SilentSin - Monday, March 30, 2009 - link
Wow...that's just ridiculous how much improvement was made, gg Intel. Can't wait to see how the 8-core EX's do, if this launch is any indication that will change the server landscape overnight.However, one thing I would like to see compared, or slightly modified, is the power consumption figures. Instead of an average amount of power used at idle or load, how about a total consumption figure over the length of a fixed benchmark (ie- how much power was used while running SPECint). I think that would be a good metric to illustrate very plainly how much power is saved from the greater performance with a given load. I saw the chart in the power/performance improvement on the Bottom Line page but it's not quite as digestible as or as easy to compare as a straight kW per benchmark figure would be. Perhaps give it the same time range as the slowest competing part completes the benchmark in. This would give you the ability to make a conclusion like "In the same amount of time the Opteron 8384 used to complete this benchmark, the 5570 used x watts less, and spent x seconds in idle". Since servers are rarely at 100% load at all times it would be nice to see how much faster it is and how much power it is using once it does get something to chew on.

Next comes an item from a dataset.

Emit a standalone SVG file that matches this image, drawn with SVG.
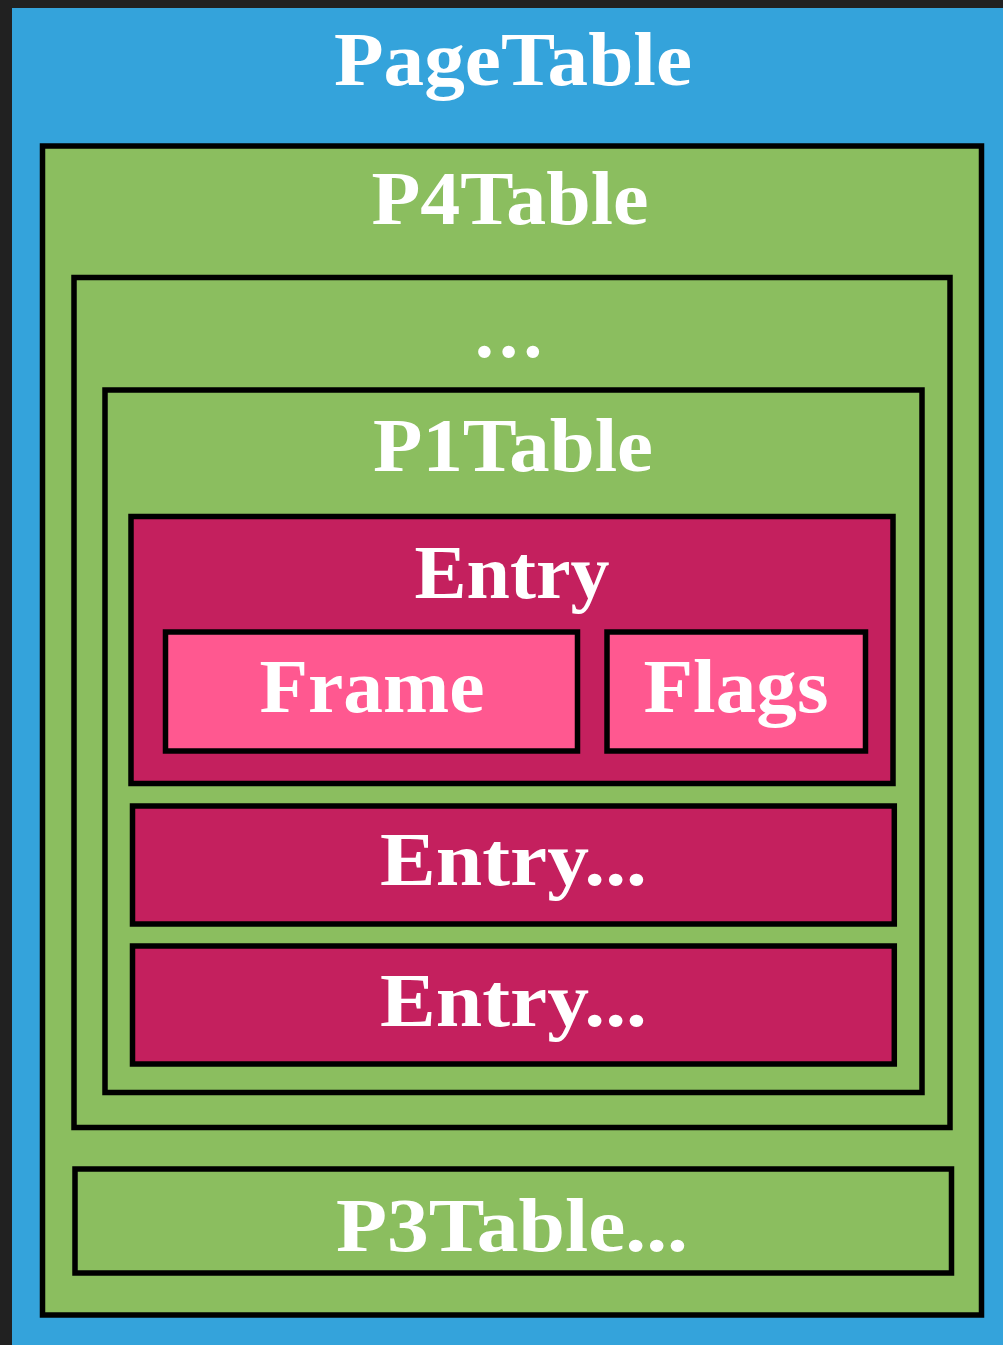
<svg xmlns="http://www.w3.org/2000/svg" width="1003" height="1345" viewBox="0 0 1003 1345">
<style>
.box{stroke:#000;stroke-width:5.5}
.green{fill:#8BBE5F}
.entry{fill:#C4205E}
.pink{fill:#FF5890}
.t{font-family:"Liberation Serif","Times New Roman",serif;font-weight:bold;font-size:77px;fill:#fff;text-anchor:middle}
</style>
<rect x="0" y="0" width="1003" height="1345" fill="#212121"/>
<g id="pagetable">
<rect x="12" y="8" width="991" height="1337" fill="#34A3DB"/>
<text class="t" x="513" y="85" textLength="358" lengthAdjust="spacingAndGlyphs">PageTable</text>
</g>
<g id="p4table">
<rect class="box green" x="42.5" y="146" width="939" height="1169"/>
<text class="t" x="510" y="224" textLength="277" lengthAdjust="spacingAndGlyphs">P4Table</text>
</g>
<g id="ellipsis-level">
<rect class="box green" x="74" y="277.5" width="876" height="850"/>
<text class="t" x="511" y="357" letter-spacing="5">...</text>
</g>
<g id="p1table">
<rect class="box green" x="105" y="390" width="817" height="702.5"/>
<text class="t" x="513" y="471" textLength="280" lengthAdjust="spacingAndGlyphs">P1Table</text>
</g>
<g id="entry">
<rect class="box entry" x="131" y="516.5" width="762" height="267"/>
<text class="t" x="512" y="598" textLength="195" lengthAdjust="spacingAndGlyphs">Entry</text>
</g>
<g id="frame">
<rect class="box pink" x="165.5" y="632" width="412" height="119"/>
<text class="t" x="372" y="712" textLength="225" lengthAdjust="spacingAndGlyphs">Frame</text>
</g>
<g id="flags">
<rect class="box pink" x="607" y="632" width="258.5" height="119"/>
<text class="t" x="736" y="712" textLength="185" lengthAdjust="spacingAndGlyphs">Flags</text>
</g>
<g id="entry2">
<rect class="box entry" x="132.5" y="806" width="761.8" height="118"/>
<text class="t" x="513.5" y="885" textLength="267" lengthAdjust="spacingAndGlyphs">Entry...</text>
</g>
<g id="entry3">
<rect class="box entry" x="132.5" y="946" width="761.8" height="118"/>
<text class="t" x="513.5" y="1026" textLength="267" lengthAdjust="spacingAndGlyphs">Entry...</text>
</g>
<g id="p3table">
<rect class="box green" x="75" y="1169" width="876.5" height="104"/>
<text class="t" x="512" y="1251" textLength="352" lengthAdjust="spacingAndGlyphs">P3Table...</text>
</g>
<g id="connectors"></g>
</svg>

Anyway, as usual that was an extremely well done write up, covered mostly everything I wanted to see.
7Enigma - Wednesday, April 1, 2009 - link
I think that is a very good method for determining total power consumption. Obviously this doesn't show cpu power consumption, but more importantly the overall consumption for a given unit of work.Nice thinking.
JohanAnandtech - Wednesday, April 1, 2009 - link
I am trying to hard, but I do not see the difference with our power numbers. This is the average power consumption of one CPU during 10 minutes of DVD-store OLTP activity. As readers have the performance numbers, you can perfectly calculate performance/watt or per KWh. Per server would be even better (instead of per CPU) but our servers were too different.Or am I missing something?